Research Behind the Numbers: Web Audience

Previously the province of the rich and intellectual, the web is now a marketing melting pot. Reporting on the update of three years of gathering data from more than 350,000 phone interviews, Bob Jordan, cochairman of The Media Audit, says, “What we’re seeing in the latest research are the late arrivals...minority participation rising sharply ...senior citizens and homemakers joining the web audience at an impressive rate.”

The Media Audit reports that households occupied by those over 50 increased their presence on the web by more than 51 percent in three years. Retirees alone increased 84 percent, with almost one-quarter of this demographic on the web. A more recent report by ComScore showed the group of 65-pluses increased Internet connectivity by 25 percent in the last year alone, through April, while the 55- to 64-year-olds reached a market penetration of 52 percent. Households with the eldest member in the 25- to 34-year-old age group still have the highest web penetration, at 68 percent.

The Media Audit acknowledged that blue-collar workers on the web increased 52 percent since 1998 with a 44 percent penetration.
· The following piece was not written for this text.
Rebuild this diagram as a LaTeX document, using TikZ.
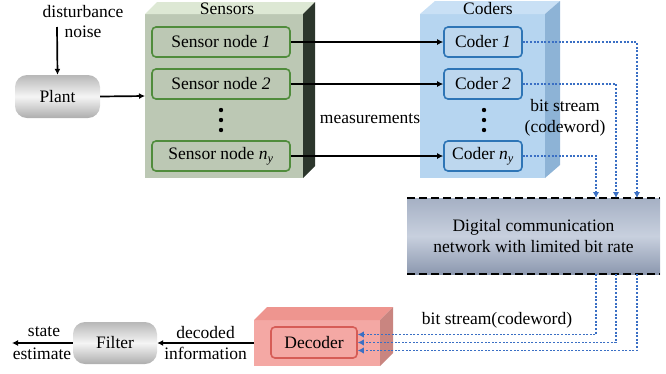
\documentclass[tikz,border=0pt]{standalone}
\usepackage{fontspec}
\setmainfont{Liberation Serif}
\usetikzlibrary{arrows.meta}
\definecolor{sensfront}{RGB}{188,200,180}
\definecolor{senstop}{RGB}{221,232,212}
\definecolor{sensside}{RGB}{44,54,44}
\definecolor{sensline}{RGB}{80,140,60}
\definecolor{codfront}{RGB}{182,213,240}
\definecolor{codtop}{RGB}{201,224,245}
\definecolor{codside}{RGB}{141,179,214}
\definecolor{codline}{RGB}{46,117,182}
\definecolor{codfill}{RGB}{189,215,238}
\definecolor{decfront}{RGB}{244,168,164}
\definecolor{dectop}{RGB}{238,149,143}
\definecolor{decside}{RGB}{201,133,128}
\definecolor{decline}{RGB}{214,92,86}
\definecolor{bitblue}{RGB}{58,111,196}
\definecolor{nettop}{RGB}{165,176,196}
\definecolor{netmid}{RGB}{200,208,222}
\definecolor{netbot}{RGB}{140,152,175}
\begin{document}
\begin{tikzpicture}[x=1pt,y=-1pt,font=\fontsize{17.5}{21}\selectfont,
  face/.style={inner sep=0pt,outer sep=0pt},
  sensnode/.style={draw=sensline,fill=sensfront,line width=1.6pt,rounded corners=4pt,
    minimum width=138pt,minimum height=30pt,inner sep=0pt},
  codnode/.style={draw=codline,fill=codfill,line width=1.6pt,rounded corners=4pt,
    minimum width=78pt,minimum height=30pt,inner sep=0pt},
  greybox/.style={rounded corners=12pt,top color=black!28,bottom color=black!32,
    middle color=black!4,minimum height=43pt,inner sep=0pt},
  flow/.style={line width=1.7pt,-{Latex[length=6pt,width=6pt]}},
  bits/.style={bitblue,line width=1.9pt,dash pattern=on 1.9pt off 1.7pt,
    -{Latex[length=6pt,width=6.5pt]}}]

\useasboundingbox (0,0) rectangle (666,373);

% plant
\coordinate (dist) at (57,27);
\node[greybox,minimum width=85pt] (plant) at (57.5,96.5) {Plant};
\node (distlbl) at (83,12) {disturbance};
\node (noiselbl) at (83,32) {noise};
\draw[flow] (dist) -- (plant.north);

% sensors
\node[face,fill=sensfront,minimum width=158pt,minimum height=164pt] (sens) at (224,96) {};
\fill[senstop] (sens.north west) -- ++(12,-12) -- ++(158,0) -- (sens.north east) -- cycle;
\fill[sensside] (sens.north east) -- ++(12,-12) -- ++(0,164) -- (sens.south east) -- cycle;
\node (senslbl) at (227,9) {Sensors};
\node[sensnode] (s1) at (221,42) {Sensor node \textit{1}};
\node[sensnode] (s2) at (221,84) {Sensor node \textit{2}};
\node[sensnode] (sn) at (221,156) {Sensor node \textit{n\textsubscript{y}}};
\foreach \d in {110,120,130} \fill (221,\d) circle (2.2pt);

% coders
\node[face,fill=codfront,minimum width=125pt,minimum height=164pt] (cod) at (482.5,96) {};
\fill[codtop] (cod.north west) -- ++(15,-13) -- ++(125,0) -- (cod.north east) -- cycle;
\fill[codside] (cod.north east) -- ++(15,-13) -- ++(0,164) -- (cod.south east) -- cycle;
\node (codlbl) at (488,9) {Coders};
\node[codnode] (c1) at (483,42) {Coder \textit{1}};
\node[codnode] (c2) at (483,84) {Coder \textit{2}};
\node[codnode] (cn) at (483,156) {Coder \textit{n\textsubscript{y}}};
\foreach \d in {110,120,130} \fill (484,\d) circle (2.2pt);

\draw[flow] (plant.east) -- (sens.west);
\draw[flow] (s1.east) -- (c1.west);
\draw[flow] (s2.east) -- (c2.west);
\draw[flow] (sn.east) -- (cn.west);
\node (meas) at (370,119) {measurements};
\node[align=center] (bslbl) at (565,118) {bit stream\\(codeword)};

% network
\node[face,top color=nettop,bottom color=netbot,middle color=netmid,
  minimum width=253pt,minimum height=76pt,align=center] (net) at (533.5,236)
  {Digital communication\\network with limited bit rate};
\draw[line width=1.5pt,dash pattern=on 8pt off 4pt] (net.north west) -- (net.north east);
\draw[line width=1.5pt,dash pattern=on 8pt off 4pt] (net.south west) -- (net.south east);
\coordinate (in1) at (637,198);
\coordinate (in2) at (616,198);
\coordinate (in3) at (596,198);
\coordinate (out1) at (596,274);
\coordinate (out2) at (616,274);
\coordinate (out3) at (637,274);
\draw[bits] (c1.east) -| (in1);
\draw[bits] (c2.east) -| (in2);
\draw[bits] (cn.east) -| (in3);

% decoder
\node[face,fill=decfront,minimum width=126pt,minimum height=46pt] (decbox) at (317,343) {};
\fill[dectop] (decbox.north west) -- ++(13,-13) -- ++(126,0) -- (decbox.north east) -- cycle;
\fill[decside] (decbox.north east) -- ++(13,-13) -- ++(0,46) -- (decbox.south east) -- cycle;
\node[draw=decline,fill=decfront,line width=1.6pt,rounded corners=4pt,
  minimum width=86pt,minimum height=31pt,inner sep=0pt] (dec) at (314,342.5) {Decoder};
\draw[bits] (out1) |- ([yshift=8pt]dec.east);
\draw[bits] (out2) |- (dec.east);
\draw[bits] (out3) |- ([yshift=-8pt]dec.east);
\node (bslbl2) at (497,320) {bit stream(codeword)};

% filter
\node[greybox,minimum width=84pt,minimum height=42pt] (filter) at (115,343) {Filter};
\coordinate (est) at (12,343);
\draw[flow] (decbox.west) -- node[above] (declbl) {decoded} node[below] (infolbl) {information} (filter.east);
\draw[flow] (filter.west) -- (est);
\node (statelbl) at (44,332) {state};
\node (estlbl) at (42,354) {estimate};

\end{tikzpicture}
\end{document}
In fact, according to Nielsen/NetRatings, home Internet access of the blue-collar population is growing faster than that of any other occupational group at another 52 percent since March of 2000. Factory operators and laborers accounted for 9.5 million of the total Internet population in March of 2001.

Sean Kaldor, vice president at NetRatings, says that the Internet is no longer “an elitist country club reserved only for individuals with select financial abilities and technical skills.” The Pew Internet Project reported that those making less than $30,000 increased their Internet penetration by 26 percent to a 38 percent penetration in 6 months in 2000, while those earning over $75,000 grew only 4 percent, but still had an 82 percent penetration.

By the end of 2000, 44 percent of African American households were on the web, a 41 percent increase in three years. ComScore found 51 percent of U.S. African American households online as of April 2001, a 35 percent increase in one year. Looking at other groups, almost all Chinese Americans (97 percent) own a home computer, 60 percent of Chinese households in the U.S. and Canada have an Internet connection, and two-thirds are online everyday. Of those, 58 percent in the U.S. have investments, and 70 percent trade stocks an average of nine trades per month. And Hispanics and Asians are more likely to be online at home than Caucasians and African Americans, according to a study by Insight Research.

The study goes on to predict that this group will “grow several time faster than the rest of the population” in the next five years. The rate of growth of Hispanic household technology penetration over the last two years is 80 percent, compared to 21 percent for the overall market.